O. C. W. brought his brother-in-law, Louis Peter Bucksell, a pharmacist in the city of New Orleans who had three pharmacies around the state, but whose passion was photography, to work with the paper to do much of the needed photography. Since Louis Bucksell had his own photographic development studio his photography was sometimes quite outstanding. L. P. Bucksell took many pictures over the years for the paper to accompany articles and found stories on his own as he traveled around the city and the state to help make the paper a viable institution for the African American Community.

Louis Bucksell brought along his son-in-law Emmanuel Gregoire, known to some as "Uncle Greggy", to work on the paper with his writings and "Uncle Greggy" did a great deal of the administrative work. Mr. Gregoire was a teacher and principal in the New Orleans Public School System and also wrote and helped manage the Louisiana Weekly for several years. Gregoire, Bucksell and Taylor spent years working without pay to move the paper along to help it find a substantial foundation.

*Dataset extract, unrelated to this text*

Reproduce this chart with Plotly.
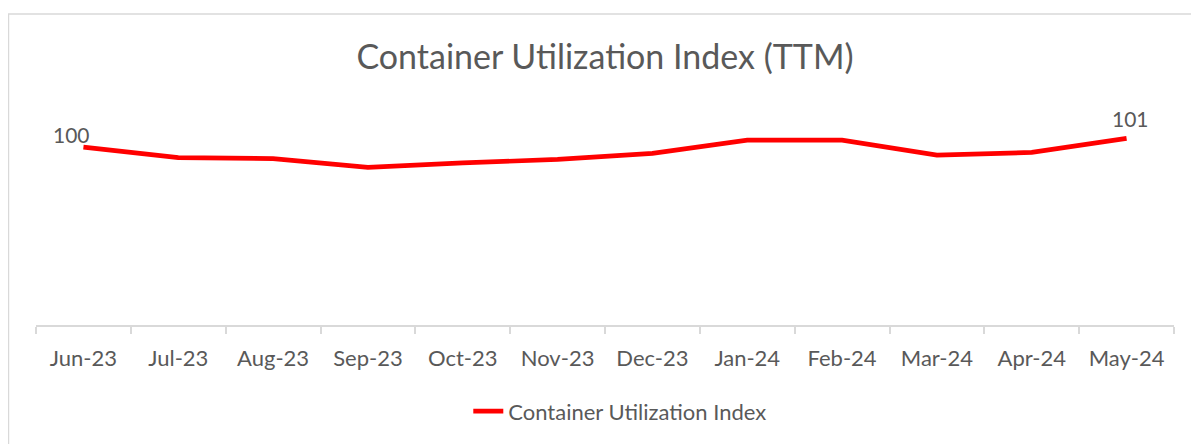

C.C. Dejoie helped establish the newspaper with a $2,000 investment and used his business contacts to help spread the paper throughout the city. "Joseph “Scoop” Jones, who served as a Louisiana Weekly newsboy, reporter, columnist, and photographer, was considered to be one of the publication's earliest and most talented journalists." After C.C. Dejoie stepped down, his son Henry Sr. took over his father role as publisher of the newspaper in 1965. Henry Sr. left the newspaper because of Hurricane Katrina and was not able to return home before his death.

== Content ==
The Louisiana Weekly has been through multiple different stages of African-American history. The paper wrote about the violence towards black people during World War II. "One of the greatest accomplishments was a five-week series that ran in the paper claiming that defense training should be extended to public schools, which was implemented by the Superintendent of Schools after the series ran." The Louisiana Weekly covered issues such as: Brown v. The Board of Education, the Black Power Movement, the Black Panther Party for Self-Defense, Martin Luther King Jr., W.E.B. DuBois, and the 1963 March on Washington. The paper also covers current events that are happening in the black community. It covers the shooting and injustices in the African-American community. The Louisiana Weekly does not just cover injustices, the newspaper covers sports, business, education, health, tourist advice, and entertainment.

== Reputation ==
"The Weekly's emphasis was placed on local, national, and international events that had tremendous effects on us in our struggle as people,". The Louisiana Weekly had to move out of New Orleans, LA because of Hurricane Katrina and that caused a slip in the paper's reputation. The paper wrote mostly government blame articles after Hurricane Katrina. "The paper was hit hard by the storm, and many of their subscribers dispersed throughout the country, from Atlanta to Los Angeles and New York. Displaced readers have come to depend even more heavily on the Louisiana Weekly for accurate coverage of New Orleans current events." The paper has gone through a tough time since Hurricane Katrina, but The Louisiana Weekly is still seen as one of the most important sources of news in the black community.